C.K.: Well, when you and I first talked about this, you told me the sort of world of it and who I was playing and how he fit in, and my feeling was that this guy was the only person who was not having these problems that the other characters were having. My guy doesn't have layers. He doesn't have to figure out how much of himself to use or how to call another person out. He just does what he's supposed to do. It's interesting because I was watching the movie while my kids were doing their homework, and when it was over, I said, "I'm so relieved that I don't break laws. I'm grateful that I don't have to worry about the shit that these people in the movie are wrestling with." That's probably why I had a good time playing that guy—I think he felt that way, too. It's like, "You people are nuts. You're not supposed to be doing any of these things that you're doing. None of this is okay. You're supposed to be yourself, be honest, follow the law, and take less out of life."
RUSELL: Take less out of life?
C.K.: Yeah. You're not supposed to become something else so you can get more. You're supposed to stay you and get through as yourself, because at least then you can count on that, and you don't have to ask yourself who you are half the time. So my guy was a lot simpler to play. It was good playing with Bradley because he is so unhinged and laser-like and passionate, and it's really fun to be somebody's roadblock. He's burning in every scene, and I'm simply saying, "No, you can't do this"—it's making him crazy.
when i read this, i as just like, 'holy f--, yes.'
husband and i were walking in a furniture store last saturday, just for fun. (we went to home depot, too.) we have had this hard on about our dream house and about putting some life back into our dreams. we are both really motivated, dream-oriented people, but have both been feeling so dead. we're here for a few more years--he is finishing school--and we don't have a lot of options until then. but there are so many things we would do. move to a big city. quit our jobs and take a risk. risk it all for the sake of an adventure. instead of spontaneous, we are both kind of dying inside. i feel my options and the things i dreamed of--degrees, promotions, art, travel, exploration--slipping away, trying to figure out how to fit in kids and a family. the more i think about, the less urgent and less true to myself it feels to rush in to having a family.
in the furniture store we spent the most time by the desks, talking about exactly what our home offices would look like and what we wanted to do. 'i'm really scared,' i said. 'if i just start having kids and doing the home life thing, i'm just going to become more depressed. we're supposed to start having a family and have kids, but we won't get anything we want if we do that.'
i'm scared. i'm terrified. is it really better to become a mom soon and be a lifeless, beaten down woman? don't i owe it to myself, my husband, and my some-day kids to be full of life and to be a fulfilled person?
going to the movies is therapy for me. i interpreted c.k.'s version of 'being yourself' and not having to 'ask yourself who you are' as being traditional, sticking to the plan, doing the quiet thing and letting your ambitions go.
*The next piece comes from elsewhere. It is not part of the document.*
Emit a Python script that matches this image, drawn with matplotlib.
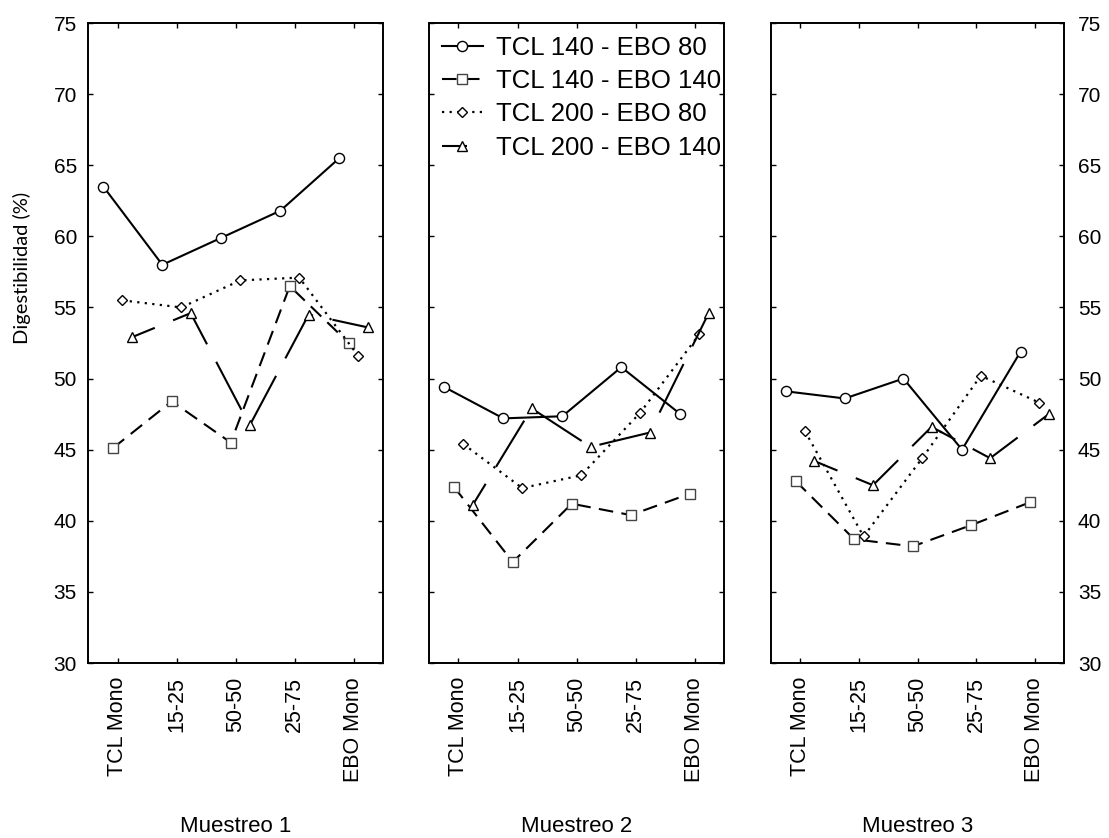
import matplotlib
matplotlib.use("Agg")
import matplotlib.pyplot as plt
import numpy as np

plt.rcParams["font.family"] = ["Liberation Sans", "DejaVu Sans"]

CATEGORIES = ["TCL Mono", "15-25", "50-50", "25-75", "EBO Mono"]
SERIES = ["TCL 140 - EBO 80", "TCL 140 - EBO 140",
          "TCL 200 - EBO 80", "TCL 200 - EBO 140"]
PANELS = ["Muestreo 1", "Muestreo 2", "Muestreo 3"]

# digestibility (%) per sampling, one list per treatment
m1_tcl140_ebo80 = [63.5, 58.0, 59.9, 61.8, 65.5]
m1_tcl140_ebo140 = [45.1, 48.4, 45.5, 56.5, 52.5]
m1_tcl200_ebo80 = [55.5, 55.0, 56.9, 57.1, 51.6]
m1_tcl200_ebo140 = [52.9, 54.6, 46.7, 54.5, 53.6]

m2_tcl140_ebo80 = [49.4, 47.2, 47.35, 50.8, 47.5]
m2_tcl140_ebo140 = [42.4, 37.1, 41.2, 40.4, 41.9]
m2_tcl200_ebo80 = [45.4, 42.3, 43.2, 47.6, 53.1]
m2_tcl200_ebo140 = [41.1, 47.9, 45.2, 46.2, 54.6]

m3_tcl140_ebo80 = [49.1, 48.6, 50.0, 45.0, 51.9]
m3_tcl140_ebo140 = [42.8, 38.7, 38.2, 39.7, 41.3]
m3_tcl200_ebo80 = [46.3, 38.9, 44.4, 50.2, 48.3]
m3_tcl200_ebo140 = [44.2, 42.5, 46.6, 44.4, 47.5]

DATA = [
    [m1_tcl140_ebo80, m1_tcl140_ebo140, m1_tcl200_ebo80, m1_tcl200_ebo140],
    [m2_tcl140_ebo80, m2_tcl140_ebo140, m2_tcl200_ebo80, m2_tcl200_ebo140],
    [m3_tcl140_ebo80, m3_tcl140_ebo140, m3_tcl200_ebo80, m3_tcl200_ebo140],
]

# dodge so the four treatments don't overlap on one category
OFFSETS = [-0.24, -0.08, 0.08, 0.24]
LW = 1.5
STYLES = [
    dict(marker="o", ms=7.3, linestyle="-", mec="black"),
    dict(marker="s", ms=6.8, linestyle=(0, (7.0, 4.0)), mec="#444444"),
    dict(marker="D", ms=4.8, linestyle=(0, (1.0, 2.4)), mec="black", lw=1.6),
    dict(marker="^", ms=7.6, linestyle=(14, (26, 9.5)), mec="black"),
]

W, H = 1109, 838
AX_RECTS = [(88, 295), (429, 295), (771, 293)]
AX_TOP, AX_BOT = 23, 663


def draw_panel(ax, series_vals):
    x = np.arange(len(CATEGORIES))
    for vals, off, st, name in zip(series_vals, OFFSETS, STYLES, SERIES):
        st = dict(st)
        lw = st.pop("lw", LW)
        ax.plot(x + off, vals, color="black", lw=lw, mfc="white", mew=1.0,
                dash_capstyle="butt", label=name, **st)
    ax.set_xlim(-0.5, len(CATEGORIES) - 0.5)
    ax.set_ylim(30, 75)
    ax.set_yticks(np.arange(30, 76, 5))
    ax.set_xticks(x)
    ax.set_xticklabels(CATEGORIES, rotation=90, fontsize=15.5)
    ax.tick_params(axis="both", direction="in", length=3.8, width=1.0,
                   top=True, right=True, labelsize=15)
    ax.tick_params(axis="x", pad=10, labelsize=15.5)
    ax.tick_params(axis="y", pad=8)
    for sp in ax.spines.values():
        sp.set_linewidth(1.4)


fig = plt.figure(figsize=(W / 100, H / 100), dpi=100)
axes = []
for (left, width), vals, title in zip(AX_RECTS, DATA, PANELS):
    ax = fig.add_axes([left / W, 1 - AX_BOT / H, width / W, (AX_BOT - AX_TOP) / H])
    draw_panel(ax, vals)
    fig.text((left + width / 2) / W, 1 - 826 / H, title, ha="center",
             va="center", fontsize=16)
    axes.append(ax)

axes[0].tick_params(axis="y", labelleft=True, labelright=False)
axes[1].tick_params(axis="y", labelleft=False, labelright=False)
axes[2].tick_params(axis="y", labelleft=False, labelright=True, pad=10)

axes[1].legend(loc="upper left", frameon=False, fontsize=18.5, handlelength=1.6,
               handletextpad=0.5, labelspacing=0.36, borderaxespad=0.25,
               borderpad=0.25, numpoints=1)

fig.text(22 / W, 1 - 268 / H, "Digestibilidad (%)", rotation=90, ha="center",
         va="center", fontsize=14.5, family=["Lato", "DejaVu Sans"])

fig.savefig("out.png", dpi=100)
LDS culture says that putting off having a family for personal pursuits is damningly selfish, but i don't know if i'll survive if i don't. in LDS culture, men and women take less out of life in order to become fathers and mothers, to selflessly create, sustain, and protect their families.
i want to do it some day. but if i do it now i won't survive. i want to stretch myself, go out on a limb, and get a little crazy. i don't want to be a drone, and i don't think being one guarantees you heaven. i don't want to be terrifyingly conservative and boring and take less out of life to ensure something i don't think you get by being boring or conservative.